Anonymous 13 October 19 04:32

Be careful what you wish for Anon1956. They are literally hundreds of people from CC or ex CC who know what happened with that trainee and that partner because everyone was talking about it when it happened.

Anonymous 13 October 19 17:43

Thanks Starfish, yes, a lot of Octopus Man's comment is unsubstantiated - if he really 'got her pregnant'  if the trainee was in a relationship too, if there was an NDA, if he was 'shipped off to Dubai' or chose to go for a fresh start after his divorce, did he 'get pregnant' any other juniors or trainees in Dubai or since his return, evidence of a cover up, etc.

Fair cop 13 October 19 18:38

As for Lord Lester, the House of Lords endorsed the findings of the Committee that (a) Lord Lester was guilty; and (b) the process which determined Lord Lester’s guilt was fair.

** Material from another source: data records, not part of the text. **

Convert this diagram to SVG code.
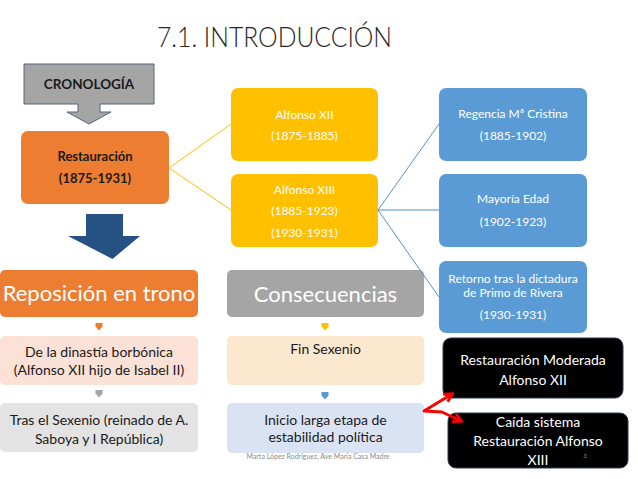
<svg xmlns="http://www.w3.org/2000/svg" width="638" height="479" viewBox="0 0 638 479">
<defs>
<style>
text{font-family:Lato,"Liberation Sans",sans-serif;text-anchor:middle}
.title{font-size:28px;font-weight:300;fill:#262626}
.bold{font-weight:bold;fill:#1a1a1a}
.w12{font-size:12px;fill:#ffffff}
.d14{font-size:14px;fill:#1a1a1a}
.big{font-size:22px;fill:#ffffff}
.blk{font-size:14px;fill:#ffffff}
.foot{font-size:7px;fill:#8c8c8c}
.yl{stroke:#FFC000;stroke-width:1;fill:none}
.bl{stroke:#5B8FC7;stroke-width:1;fill:none}
.red{stroke:#FF0000;stroke-width:3;fill:none;stroke-linejoin:round}
</style>
<marker id="ra" viewBox="0 0 10 10" refX="8" refY="5" markerWidth="11" markerHeight="11" orient="auto-start-reverse" markerUnits="userSpaceOnUse">
<path d="M1,1 L8.5,5 L1,9" fill="none" stroke="#FF0000" stroke-width="2.6" stroke-linejoin="miter"/>
</marker>
<path id="sa" d="M-3.5,0 H3.5 V3.5 L0,7.5 L-3.5,3.5 Z"/>
</defs>
<rect width="638" height="479" fill="#ffffff"/>
<text class="title" x="274.5" y="47" textLength="235" lengthAdjust="spacingAndGlyphs">7.1. INTRODUCCIÓN</text>

<g id="cronologia">
<path d="M24,64 H154 V104 H100 V112 H111 L89,124 L67,112 H78 V104 H24 Z" fill="#A5A5A5" stroke="#56647D" stroke-width="1"/>
<text class="bold" x="89" y="89" style="font-size:13.5px">CRONOLOGÍA</text>
</g>

<g id="restauracion">
<rect x="21" y="131" width="148" height="73" rx="7" fill="#ED7D31"/>
<text class="bold" x="95" y="161" style="font-size:13px">Restauración</text>
<text class="bold" x="95" y="183" style="font-size:13px">(1875-1931)</text>
</g>

<g id="alfonso12">
<rect x="231" y="88" width="147" height="73" rx="7" fill="#FFC000"/>
<text class="w12" x="304.5" y="119">Alfonso XII</text>
<text class="w12" x="304.5" y="140">(1875-1885)</text>
</g>

<g id="alfonso13">
<rect x="231" y="174" width="147" height="73" rx="7" fill="#FFC000"/>
<text class="w12" x="304.5" y="194">Alfonso XIII</text>
<text class="w12" x="304.5" y="215">(1885-1923)</text>
<text class="w12" x="304.5" y="237">(1930-1931)</text>
</g>

<g id="regencia">
<rect x="439" y="88" width="148" height="73" rx="7" fill="#5B9BD5"/>
<text class="w12" x="513" y="118">Regencia Mª Cristina</text>
<text class="w12" x="513" y="140">(1885-1902)</text>
</g>

<g id="mayoria">
<rect x="439" y="174" width="148" height="73" rx="7" fill="#5B9BD5"/>
<text class="w12" x="513" y="203">Mayoría Edad</text>
<text class="w12" x="513" y="226">(1902-1923)</text>
</g>

<g id="retorno">
<rect x="439" y="261" width="148" height="72" rx="7" fill="#5B9BD5"/>
<text class="w12" x="513" y="283">Retorno tras la dictadura</text>
<text class="w12" x="513" y="297">de Primo de Rivera</text>
<text class="w12" x="513" y="319">(1930-1931)</text>
</g>

<g id="reposicion">
<rect x="0" y="270" width="198" height="47" rx="5" fill="#ED7D31"/>
<text class="big" x="99" y="301">Reposición en trono</text>
</g>

<g id="dinastia">
<rect x="0" y="336" width="198" height="49" rx="5" fill="#FBE1D6"/>
<text class="d14" x="99" y="357">De la dinastía borbónica</text>
<text class="d14" x="99" y="375">(Alfonso XII hijo de Isabel II)</text>
</g>

<g id="sexenio">
<rect x="0" y="403" width="198" height="49" rx="5" fill="#E3E3E3"/>
<text class="d14" x="99" y="425">Tras el Sexenio (reinado de A.</text>
<text class="d14" x="99" y="444">Saboya y I República)</text>
</g>

<g id="consecuencias">
<rect x="227" y="270" width="197" height="47" rx="5" fill="#A5A5A5"/>
<text class="big" x="325.5" y="302">Consecuencias</text>
</g>

<g id="finsexenio">
<rect x="227" y="336" width="197" height="49" rx="5" fill="#FCE8CF"/>
<text class="d14" x="325.5" y="354">Fin Sexenio</text>
</g>

<g id="inicio">
<rect x="227" y="403" width="197" height="50" rx="5" fill="#DAE3F3"/>
<text class="d14" x="325.5" y="425">Inicio larga etapa de</text>
<text class="d14" x="325.5" y="442">estabilidad política</text>
</g>

<g id="moderada">
<rect x="443" y="338" width="180" height="60" rx="8" fill="#000000" stroke="#2F3B52" stroke-width="1"/>
<text class="blk" x="533" y="365">Restauración Moderada</text>
<text class="blk" x="533" y="385">Alfonso XII</text>
</g>

<g id="caida">
<rect x="448" y="413" width="180" height="55" rx="8" fill="#000000" stroke="#2F3B52" stroke-width="1"/>
<text class="blk" x="538" y="427">Caída sistema</text>
<text class="blk" x="538" y="446">Restauración  Alfonso</text>
<text class="blk" x="538" y="465">XIII</text>
<text x="585" y="458" style="font-size:6px;fill:#8c8c8c">3</text>
</g>

<text class="foot" x="318" y="459">Marta López Rodríguez, Ave María Casa Madre</text>

<g id="connectors">
<line class="yl" x1="169" y1="168" x2="231" y2="124"/>
<line class="yl" x1="169" y1="168" x2="231" y2="210"/>
<line class="bl" x1="378" y1="210" x2="439" y2="124"/>
<line class="bl" x1="378" y1="210" x2="439" y2="210"/>
<line class="bl" x1="378" y1="210" x2="439" y2="297"/>
<path d="M102,214 H123 V236 H140 L112.5,259 L68,236 H86 V214 Z" fill="#255283"/>
<use href="#sa" x="99" y="323" fill="#ED7D31"/>
<use href="#sa" x="99" y="390" fill="#A5A5A5"/>
<use href="#sa" x="325" y="323" fill="#FFC000"/>
<use href="#sa" x="325" y="392" fill="#5B9BD5"/>
<path class="red" d="M452,394 L424,411 L442,412 L461,421" marker-start="url(#ra)" marker-end="url(#ra)"/>
</g>
</svg>
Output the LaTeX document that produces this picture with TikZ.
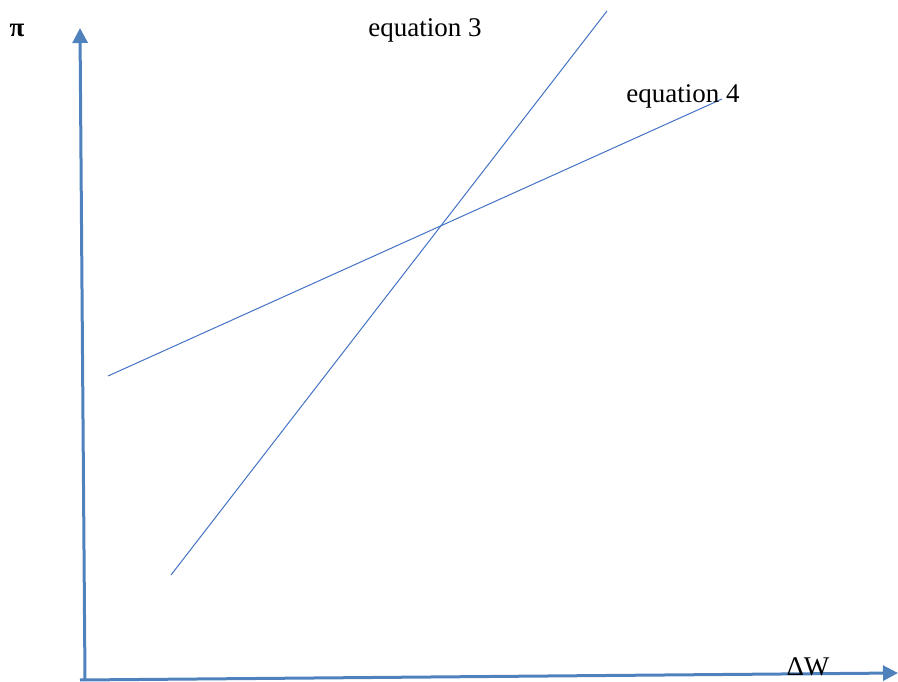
\documentclass[tikz,border=0pt]{standalone}
\usepackage{fontspec}
\setmainfont{Liberation Serif}
\usetikzlibrary{arrows.meta}
\definecolor{axisblue}{HTML}{4F81BD}
\definecolor{lineblue}{HTML}{4472C4}
\begin{document}
\begin{tikzpicture}[x=1pt,y=-1pt,
  axis/.style={draw=axisblue,line width=3pt,-{Triangle[width=15pt,length=15pt]}},
  curve/.style={draw=lineblue,line width=1pt},
  lbl/.style={font=\fontsize{27}{31}\selectfont,inner sep=0pt}]
\useasboundingbox (0,0) rectangle (898,682);
\coordinate (o) at (85,680);
\coordinate (ytop) at (80,28);
\coordinate (xend) at (898,673);
\draw[axis] (o) -- (ytop);
\draw[axis] (80,680) -- (xend);
\coordinate (a1) at (171,575);
\coordinate (a2) at (607,11);
\coordinate (b1) at (108,376);
\coordinate (b2) at (722,99);
\draw[curve] (a1) -- (a2);
\draw[curve] (b1) -- (b2);
\node[lbl] (pi) at (17,30) {\textbf{π}};
\node[lbl] (eq3) at (425,30) {equation 3};
\node[lbl] (eq4) at (683,96) {equation 4};
\node[lbl] (dw) at (808,667) {ΔW};
\end{tikzpicture}
\end{document}
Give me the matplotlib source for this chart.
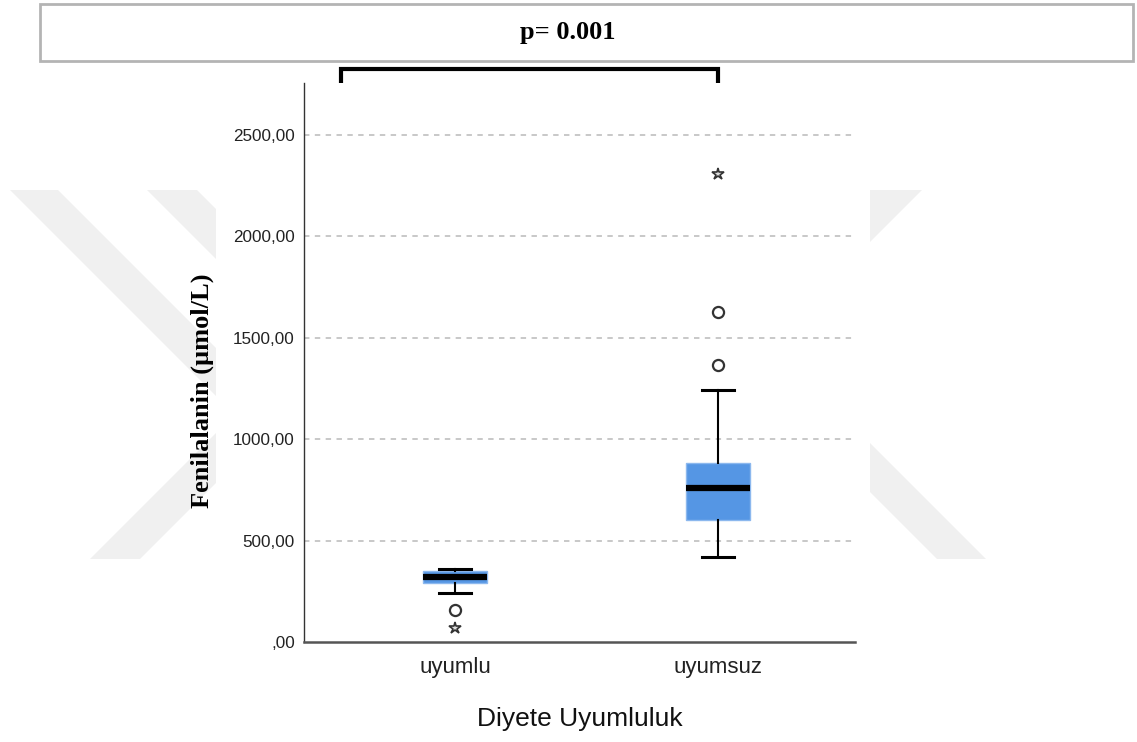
import matplotlib
matplotlib.use("Agg")
import matplotlib.pyplot as plt
from matplotlib.patches import Rectangle, Polygon
from matplotlib.lines import Line2D

# ---------------- data ----------------
categories = ["uyumlu", "uyumsuz"]
whisker_low = [242, 419]
q1 = [291, 602]
median = [320, 759]
q3 = [350, 883]
whisker_high = [360, 1243]
outliers_circle = [[158], [1366, 1627]]
outliers_extreme = [[69], [2308]]
yticks = [0, 500, 1000, 1500, 2000, 2500]
ytick_labels = [",00", "500,00", "1000,00", "1500,00", "2000,00", "2500,00"]
p_text = "p= 0.001"
ylabel = "Fenilalanin (µmol/L)"
xlabel = "Diyete Uyumluluk"

W, H = 1137, 742
fig = plt.figure(figsize=(W / 100, H / 100), dpi=100)


def fx(px):
    return px / W


def fy(py):
    return 1 - py / H


# ---------------- watermark (background decoration) ----------------
wm_color = "#f0f0f0"
wm_shapes = [
    [(10, 190), (58, 190), (216, 348), (216, 396)],
    [(147, 190), (197, 190), (216, 209), (216, 259)],
    [(90, 559), (140, 559), (216, 483), (216, 433)],
    [(870, 190), (922, 190), (870, 242)],
    [(870, 443), (986, 559), (937, 559), (870, 492)],
]
for shp in wm_shapes:
    fig.patches.append(Polygon([(fx(x), fy(y)) for x, y in shp], closed=True,
                               transform=fig.transFigure, facecolor=wm_color,
                               edgecolor="none", zorder=-5))

# ---------------- header box ----------------
fig.patches.append(Rectangle((fx(40), fy(61)), fx(1133) - fx(40), fy(4) - fy(61),
                             transform=fig.transFigure, facecolor="white",
                             edgecolor="#b4b4b4", lw=2, zorder=1))
fig.text(fx(568), fy(32), p_text, ha="center", va="center",
         fontfamily="Liberation Serif", fontweight="bold", fontsize=19, zorder=2)

# bracket
bx = [fx(341), fx(341), fx(718), fx(718)]
by = [fy(83), fy(69), fy(69), fy(83)]
fig.add_artist(Line2D(bx, by, transform=fig.transFigure, color="black", lw=3,
                      solid_joinstyle="miter", solid_capstyle="butt"))

# ---------------- axes ----------------
ax = fig.add_axes([fx(304), fy(642), fx(855) - fx(304), fy(83) - fy(642)])
ax.set_zorder(1)
ax.set_facecolor("white")

positions = list(range(len(categories)))
stats = []
for i, c in enumerate(categories):
    stats.append(dict(label=c, whislo=whisker_low[i], q1=q1[i], med=median[i],
                      q3=q3[i], whishi=whisker_high[i], fliers=[]))

ax.bxp(stats, positions=positions, widths=0.243, capwidths=0.125,
       patch_artist=True, showfliers=False,
       boxprops=dict(facecolor="#5596e4", edgecolor="#8cb8ee", lw=1),
       medianprops=dict(color="black", lw=4.5, solid_capstyle="butt"),
       whiskerprops=dict(color="black", lw=1.5),
       capprops=dict(color="black", lw=2.2),
       zorder=3)

for i, p in enumerate(positions):
    ax.plot([p] * len(outliers_circle[i]), outliers_circle[i], linestyle="none",
            marker="o", ms=8, mfc="none", mec="#333333", mew=1.6, zorder=4)
    ax.plot([p] * len(outliers_extreme[i]), outliers_extreme[i], linestyle="none",
            marker="*", ms=9, mfc="#dddddd", mec="#333333", mew=1.2, zorder=4)

ax.set_xlim(-0.574, 1.521)
ax.set_ylim(0, 2756)
ax.set_yticks(yticks)
ax.set_yticklabels(ytick_labels)
ax.set_xticks(positions)
ax.set_xticklabels(categories)

for y in yticks[1:]:
    ax.axhline(y, color="#c4c4c4", lw=1.3, linestyle=(0, (3, 3)), zorder=1)

for s in ["top", "right"]:
    ax.spines[s].set_visible(False)
ax.spines["left"].set_color("#333333")
ax.spines["left"].set_linewidth(1.0)
ax.spines["bottom"].set_color("#555555")
ax.spines["bottom"].set_linewidth(1.8)

ax.tick_params(axis="y", length=0, pad=6.5, labelsize=12.3, labelcolor="#222222")
ax.tick_params(axis="x", length=0, pad=11, labelsize=16, labelcolor="#222222")
for lab in ax.get_yticklabels() + ax.get_xticklabels():
    lab.set_fontfamily("Liberation Sans")

ax.set_xlabel(xlabel, fontfamily="Liberation Sans", fontsize=19, labelpad=21, color="#111111")
ax.set_ylabel(ylabel, fontfamily="Liberation Serif", fontweight="bold", fontsize=19,
              va="center")
ax.yaxis.set_label_coords((202 - 304) / 551, (642 - 391) / 559)

fig.savefig("out.png", dpi=100, facecolor="white")
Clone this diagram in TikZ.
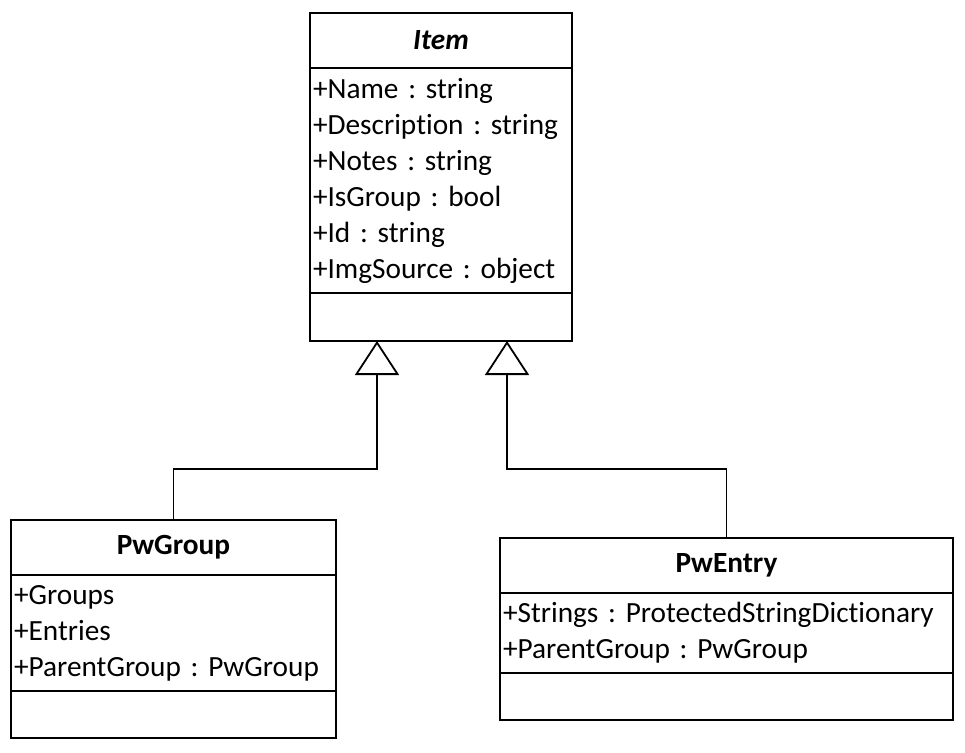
\documentclass[tikz,border=0pt]{standalone}
\usepackage{fontspec}
\setmainfont[RawFeature={-liga;-clig;-calt}]{Carlito}
\frenchspacing
\usepackage{tikz}
\usetikzlibrary{positioning,% compartments stacked below one another
arrows.meta}
\tikzset{every node/.style={font=\fontsize{29.3}{36}\selectfont},
  classbox/.style={draw, line width=1.9pt, anchor=north west, inner xsep=3pt,
    inner ysep=0pt, outer sep=0pt},
  classtitle/.style={classbox, font=\fontsize{29.3}{36}\selectfont\bfseries, align=center},
  classattr/.style={classbox, align=left},
  inherit/.style={line width=1.4pt, -{Triangle[open, length=34pt, width=44pt, line width=1.8pt]}}}

\begin{document}
\begin{tikzpicture}[x=1pt, y=1pt]
      \useasboundingbox (0,0) rectangle (965,-752);
      % Item
      \node[classtitle, text width=256pt, minimum height=55pt] (itemtitle) at (310,-13)
      {\itshape Item};
      \node[classattr, text width=256pt, minimum height=225pt, below right=0pt and 0pt of itemtitle.south west] (itemattr)
      {+Name : string\\+Description : string\\+Notes : string\\+IsGroup : bool\\+Id : string\\+ImgSource : object};
      \node[classattr, text width=256pt, minimum height=48pt, below right=0pt and 0pt of itemattr.south west] (itemops) {};
      % PwGroup
      \node[classtitle, text width=319pt, minimum height=55pt] (grptitle) at (11,-520) {PwGroup};
      \node[classattr, text width=319pt, minimum height=116pt, below right=0pt and 0pt of grptitle.south west] (grpattr)
      {+Groups\\+Entries\\+ParentGroup : PwGroup};
      \node[classattr, text width=319pt, minimum height=47pt, below right=0pt and 0pt of grpattr.south west] (grpops) {};
      % PwEntry
      \node[classtitle, text width=447pt, minimum height=55pt] (enttitle) at (500,-538) {PwEntry};
      \node[classattr, text width=447pt, minimum height=80pt, below right=0pt and 0pt of enttitle.south west] (entattr)
      {+Strings : ProtectedStringDictionary\\+ParentGroup : PwGroup};
      \node[classattr, text width=447pt, minimum height=47pt, below right=0pt and 0pt of entattr.south west] (entops) {};
      % generalisation
      \coordinate (joinL) at (377,-469);
      \coordinate (joinR) at (507,-469);
      \draw[inherit] (grptitle.north) |- (joinL) -- (joinL |- itemops.south);
      \draw[inherit] (enttitle.north) |- (joinR) -- (joinR |- itemops.south);
    \end{tikzpicture}
\end{document}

So despite being found guilty, after a fair process, of sexual harassment and abuse of position, Lord Lester was not sanctioned by the BSB.

 

Anonymous 13 October 19 22:00

It's not so much what is wished for 04.32, it's just that just because everyone is talking about something doesn't mean it actually happened that way.

Anon 14 October 19 04:42

Starfish and Anon 1956 I don’t know if there was an NDA but the fact there was a pay off to the trainee and that she left after he got her pregnant and that he did then go to Dubai, was widely known. I guess the existence of NDAs is often kept secret, it was easier to do that before the metoo movement and before the SRA started telling management of law firms not to use NDAs to suppress information that was reportable to them as it involved potential breaches of the SRA principles. It is now much harder for firms to use NDAs to protect partners who screw up by hiding what pay offs are for and by silencing those who complain.

Anonymous 14 October 19 13:38

@04.42 - it's not known if there was an NDA or indeed a payoff to the employee, or why she would have got a payoff for becoming pregnant. Other people will have left the employer, so its not clear that she wouldn't have left anyway. He might have gone to Dubai, but for a number of different reasons.

Both parties willingly have to enter into an NDA, in fact a lot of people who have been a victim of sexual misconduct would choose to do so in order to bring closure to the matter.

Billy Bumfluff 14 October 19 20:02

It's crazy.

What's wrong with a partner having sex with an associate.  In the old days he would have had a two bottle lunch at El Vinos to celebrate.

No wonder the calibre of applicants has gone down.  Law is not what it was.

Octopus man 15 October 19 15:11

I think the issue is a certain magic circle corporate partner has been wagging too much and not just his tongue,  Anonymous 2019

Anonymous 15 October 19 15:23

I am confused.  The SDT fined a solicitor for acting without integrity for getting drunk and having a sexual encounter with another solicitor who was drunk and had had a sexual encounter with the first solicitor.  Why was the second solicitor not fined for acting without integrity?

Anonymous 15 October 19 20:59

The issue, Octopus man/Anon, is that one has been wagging much harder than the other, without much evidence to support what it has been wagging about.

Anonymous 16 October 19 17:36

Can't see how this can be fair as he couldn't reasonably have known he was breaking any code of conduct at the time. This was an entirely new (and wrong) interpretation of the rules.

Anonymous 17 October 19 18:09

The Lords Commissioner found Lester guilty after a process which was widely criticised as unfair, which was voted by the Lords to have been such, and which ignored much of the available evidence. The Lords Conduct Committee said they agreed with the findings of the Commissioner. The Lords voted to recognise that the Commissioner had made findings and that the Committee said they recognised those findings. They didn't agree with the findings or say that they were fair. Lester had by this time resigned from the Lords due to the strain put on his health by the whole matter. So the Lords have never actually found Lester guilty following a fair process.

Lester referred himself to the BSB who completed an investigation and cleared him of any wrongdoing.